- **Exercise brief**: Repeat exactly the lines from the line with "Convert this chart to matplotlib code." to the line with "cy - u * np.sin(TILT)", including both, and leave out any pictures.

- **Stored data**:
────────

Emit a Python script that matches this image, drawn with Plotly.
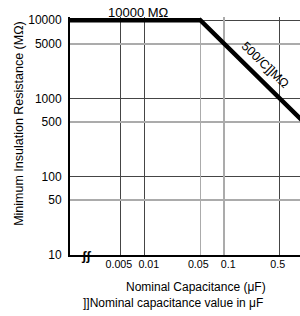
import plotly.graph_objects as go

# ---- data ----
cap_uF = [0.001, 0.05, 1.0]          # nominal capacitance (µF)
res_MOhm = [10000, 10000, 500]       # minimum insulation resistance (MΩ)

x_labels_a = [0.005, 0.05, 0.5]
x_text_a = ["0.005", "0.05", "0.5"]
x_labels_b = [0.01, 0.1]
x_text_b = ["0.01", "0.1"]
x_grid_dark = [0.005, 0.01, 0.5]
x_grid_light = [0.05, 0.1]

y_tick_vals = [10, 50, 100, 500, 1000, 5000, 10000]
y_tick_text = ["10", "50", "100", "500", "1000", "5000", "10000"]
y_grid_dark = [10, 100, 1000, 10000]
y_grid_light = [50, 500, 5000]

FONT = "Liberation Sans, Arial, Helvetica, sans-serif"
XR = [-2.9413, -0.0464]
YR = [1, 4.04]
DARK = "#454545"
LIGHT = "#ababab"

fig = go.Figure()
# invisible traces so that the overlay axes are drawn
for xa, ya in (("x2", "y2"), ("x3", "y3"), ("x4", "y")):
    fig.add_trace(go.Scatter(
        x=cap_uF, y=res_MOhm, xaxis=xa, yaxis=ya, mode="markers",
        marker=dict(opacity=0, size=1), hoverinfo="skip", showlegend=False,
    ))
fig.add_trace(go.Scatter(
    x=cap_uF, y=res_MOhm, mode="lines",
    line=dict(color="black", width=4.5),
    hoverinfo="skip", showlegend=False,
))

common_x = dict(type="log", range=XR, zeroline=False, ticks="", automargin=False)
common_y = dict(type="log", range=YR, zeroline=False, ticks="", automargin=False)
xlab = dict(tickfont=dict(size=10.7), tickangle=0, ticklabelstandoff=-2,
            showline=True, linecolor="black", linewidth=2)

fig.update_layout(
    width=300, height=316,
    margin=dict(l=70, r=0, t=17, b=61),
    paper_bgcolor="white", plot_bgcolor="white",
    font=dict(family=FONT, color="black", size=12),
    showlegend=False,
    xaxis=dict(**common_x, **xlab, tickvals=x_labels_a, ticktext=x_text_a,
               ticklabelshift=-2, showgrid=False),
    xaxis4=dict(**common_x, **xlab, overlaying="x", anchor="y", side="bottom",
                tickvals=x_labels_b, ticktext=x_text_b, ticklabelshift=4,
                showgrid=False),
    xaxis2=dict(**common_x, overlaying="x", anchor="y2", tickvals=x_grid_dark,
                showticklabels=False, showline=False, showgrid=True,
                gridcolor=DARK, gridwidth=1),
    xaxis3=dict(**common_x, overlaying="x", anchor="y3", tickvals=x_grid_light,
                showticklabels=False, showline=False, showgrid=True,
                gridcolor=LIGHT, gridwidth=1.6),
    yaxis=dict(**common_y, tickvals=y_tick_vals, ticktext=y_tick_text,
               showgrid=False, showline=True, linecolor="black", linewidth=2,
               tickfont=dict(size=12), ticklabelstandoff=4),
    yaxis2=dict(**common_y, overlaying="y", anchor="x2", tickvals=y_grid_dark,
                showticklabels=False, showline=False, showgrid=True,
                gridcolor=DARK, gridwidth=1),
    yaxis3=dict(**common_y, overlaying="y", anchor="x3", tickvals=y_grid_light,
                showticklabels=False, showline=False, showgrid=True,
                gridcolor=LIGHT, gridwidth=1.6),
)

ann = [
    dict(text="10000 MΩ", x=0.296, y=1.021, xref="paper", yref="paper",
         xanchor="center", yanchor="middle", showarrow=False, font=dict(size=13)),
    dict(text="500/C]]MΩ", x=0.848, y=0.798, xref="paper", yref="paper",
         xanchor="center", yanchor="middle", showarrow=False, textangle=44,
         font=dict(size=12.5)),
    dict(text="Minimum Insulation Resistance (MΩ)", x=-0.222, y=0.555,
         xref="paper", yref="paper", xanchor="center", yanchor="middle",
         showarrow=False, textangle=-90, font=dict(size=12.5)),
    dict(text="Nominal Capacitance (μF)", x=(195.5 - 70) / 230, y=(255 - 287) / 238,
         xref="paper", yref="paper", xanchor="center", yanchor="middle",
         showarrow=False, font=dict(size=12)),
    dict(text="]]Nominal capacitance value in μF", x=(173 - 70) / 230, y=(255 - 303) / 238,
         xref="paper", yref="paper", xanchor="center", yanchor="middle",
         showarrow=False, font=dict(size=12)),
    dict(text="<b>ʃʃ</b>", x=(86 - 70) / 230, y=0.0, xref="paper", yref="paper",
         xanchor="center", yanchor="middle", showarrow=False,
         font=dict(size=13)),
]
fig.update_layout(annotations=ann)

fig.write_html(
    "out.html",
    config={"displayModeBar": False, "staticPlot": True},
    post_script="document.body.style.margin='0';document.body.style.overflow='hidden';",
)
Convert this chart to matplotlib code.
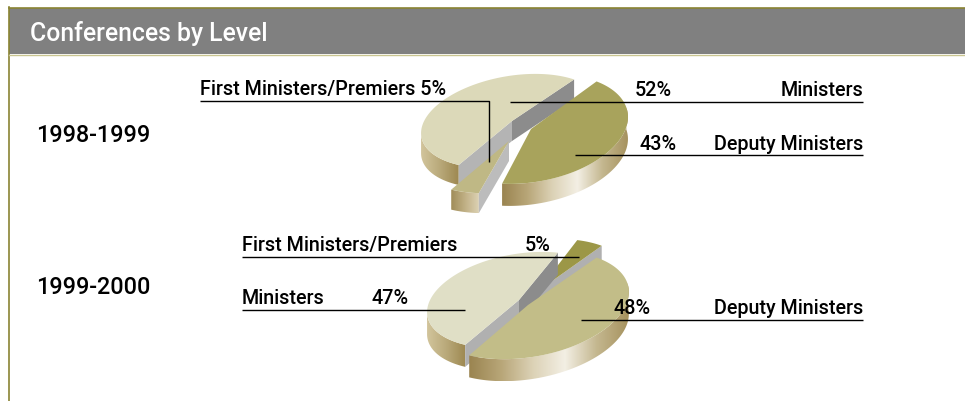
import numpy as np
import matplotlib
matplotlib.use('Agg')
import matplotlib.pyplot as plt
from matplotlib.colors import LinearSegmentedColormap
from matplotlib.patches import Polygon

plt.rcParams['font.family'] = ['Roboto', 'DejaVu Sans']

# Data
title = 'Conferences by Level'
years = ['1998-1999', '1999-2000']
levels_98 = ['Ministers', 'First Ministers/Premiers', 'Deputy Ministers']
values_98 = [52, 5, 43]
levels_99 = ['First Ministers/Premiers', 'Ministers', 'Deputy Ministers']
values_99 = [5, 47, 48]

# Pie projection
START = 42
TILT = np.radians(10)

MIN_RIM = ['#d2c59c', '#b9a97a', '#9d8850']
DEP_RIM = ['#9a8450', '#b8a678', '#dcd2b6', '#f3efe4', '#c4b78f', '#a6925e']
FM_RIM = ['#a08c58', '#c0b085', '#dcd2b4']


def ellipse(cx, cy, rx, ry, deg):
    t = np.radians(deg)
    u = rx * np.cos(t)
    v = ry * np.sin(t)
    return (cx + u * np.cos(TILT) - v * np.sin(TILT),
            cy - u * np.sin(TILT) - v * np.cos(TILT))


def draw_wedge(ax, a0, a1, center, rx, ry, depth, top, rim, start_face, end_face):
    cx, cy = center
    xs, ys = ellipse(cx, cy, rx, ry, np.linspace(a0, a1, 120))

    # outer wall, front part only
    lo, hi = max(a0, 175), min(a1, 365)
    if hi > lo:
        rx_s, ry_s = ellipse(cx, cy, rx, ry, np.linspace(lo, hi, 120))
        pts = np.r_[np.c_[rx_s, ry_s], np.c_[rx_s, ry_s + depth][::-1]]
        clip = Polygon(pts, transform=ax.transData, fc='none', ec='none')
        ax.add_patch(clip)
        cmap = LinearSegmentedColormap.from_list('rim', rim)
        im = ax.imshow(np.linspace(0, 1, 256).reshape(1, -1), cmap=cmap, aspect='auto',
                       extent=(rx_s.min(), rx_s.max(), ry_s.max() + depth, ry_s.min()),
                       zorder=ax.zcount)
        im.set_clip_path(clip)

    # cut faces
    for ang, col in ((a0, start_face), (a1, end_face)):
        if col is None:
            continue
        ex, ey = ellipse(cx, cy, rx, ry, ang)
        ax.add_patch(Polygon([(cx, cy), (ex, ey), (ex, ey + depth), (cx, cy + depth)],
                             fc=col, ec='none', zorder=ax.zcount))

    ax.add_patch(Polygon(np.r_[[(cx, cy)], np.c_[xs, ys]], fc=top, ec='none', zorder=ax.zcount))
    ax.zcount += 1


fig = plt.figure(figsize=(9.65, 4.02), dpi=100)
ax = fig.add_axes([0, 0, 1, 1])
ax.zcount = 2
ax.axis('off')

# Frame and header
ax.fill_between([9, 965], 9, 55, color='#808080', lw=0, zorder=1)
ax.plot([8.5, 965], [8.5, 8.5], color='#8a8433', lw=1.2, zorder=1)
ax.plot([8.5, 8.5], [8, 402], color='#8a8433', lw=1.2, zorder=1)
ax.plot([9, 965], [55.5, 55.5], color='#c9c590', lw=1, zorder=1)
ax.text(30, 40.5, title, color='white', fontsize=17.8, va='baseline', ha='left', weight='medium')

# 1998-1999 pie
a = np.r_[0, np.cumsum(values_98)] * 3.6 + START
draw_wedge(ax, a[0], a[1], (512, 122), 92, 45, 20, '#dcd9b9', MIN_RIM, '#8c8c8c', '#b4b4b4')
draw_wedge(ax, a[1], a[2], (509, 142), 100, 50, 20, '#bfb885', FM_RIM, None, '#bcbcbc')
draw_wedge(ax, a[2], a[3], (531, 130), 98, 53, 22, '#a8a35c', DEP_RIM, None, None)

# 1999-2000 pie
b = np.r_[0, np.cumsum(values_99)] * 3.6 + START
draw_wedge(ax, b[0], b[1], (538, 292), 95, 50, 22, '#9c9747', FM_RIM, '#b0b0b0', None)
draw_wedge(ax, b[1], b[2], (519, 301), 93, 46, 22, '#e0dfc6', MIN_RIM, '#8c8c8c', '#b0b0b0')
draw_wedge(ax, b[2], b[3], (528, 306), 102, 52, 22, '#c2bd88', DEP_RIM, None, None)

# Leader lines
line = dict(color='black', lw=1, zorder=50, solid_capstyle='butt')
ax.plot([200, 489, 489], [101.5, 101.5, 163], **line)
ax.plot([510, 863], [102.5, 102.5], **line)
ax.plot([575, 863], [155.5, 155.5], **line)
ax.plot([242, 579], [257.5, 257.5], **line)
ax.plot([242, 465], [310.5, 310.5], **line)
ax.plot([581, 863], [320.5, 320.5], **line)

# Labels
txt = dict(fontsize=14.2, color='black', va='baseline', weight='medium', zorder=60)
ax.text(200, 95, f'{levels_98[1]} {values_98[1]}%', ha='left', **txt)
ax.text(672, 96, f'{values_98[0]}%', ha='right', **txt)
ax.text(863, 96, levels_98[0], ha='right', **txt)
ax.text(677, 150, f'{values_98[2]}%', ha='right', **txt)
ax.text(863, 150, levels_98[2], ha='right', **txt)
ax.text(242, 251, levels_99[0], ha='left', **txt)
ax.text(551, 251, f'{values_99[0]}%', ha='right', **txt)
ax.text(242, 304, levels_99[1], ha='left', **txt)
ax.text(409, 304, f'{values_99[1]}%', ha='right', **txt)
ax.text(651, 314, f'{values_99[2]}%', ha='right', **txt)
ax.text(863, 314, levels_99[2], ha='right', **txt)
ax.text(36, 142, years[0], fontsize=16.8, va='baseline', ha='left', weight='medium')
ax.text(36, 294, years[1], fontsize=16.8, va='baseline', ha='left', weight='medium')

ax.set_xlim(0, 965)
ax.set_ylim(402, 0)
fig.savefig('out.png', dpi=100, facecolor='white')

────────

- **Exercise response**:
Convert this chart to matplotlib code.
import numpy as np
import matplotlib
matplotlib.use('Agg')
import matplotlib.pyplot as plt
from matplotlib.colors import LinearSegmentedColormap
from matplotlib.patches import Polygon

plt.rcParams['font.family'] = ['Roboto', 'DejaVu Sans']

# Data
title = 'Conferences by Level'
years = ['1998-1999', '1999-2000']
levels_98 = ['Ministers', 'First Ministers/Premiers', 'Deputy Ministers']
values_98 = [52, 5, 43]
levels_99 = ['First Ministers/Premiers', 'Ministers', 'Deputy Ministers']
values_99 = [5, 47, 48]

# Pie projection
START = 42
TILT = np.radians(10)

MIN_RIM = ['#d2c59c', '#b9a97a', '#9d8850']
DEP_RIM = ['#9a8450', '#b8a678', '#dcd2b6', '#f3efe4', '#c4b78f', '#a6925e']
FM_RIM = ['#a08c58', '#c0b085', '#dcd2b4']


def ellipse(cx, cy, rx, ry, deg):
    t = np.radians(deg)
    u = rx * np.cos(t)
    v = ry * np.sin(t)
    return (cx + u * np.cos(TILT) - v * np.sin(TILT),
            cy - u * np.sin(TILT) - v * np.cos(TILT))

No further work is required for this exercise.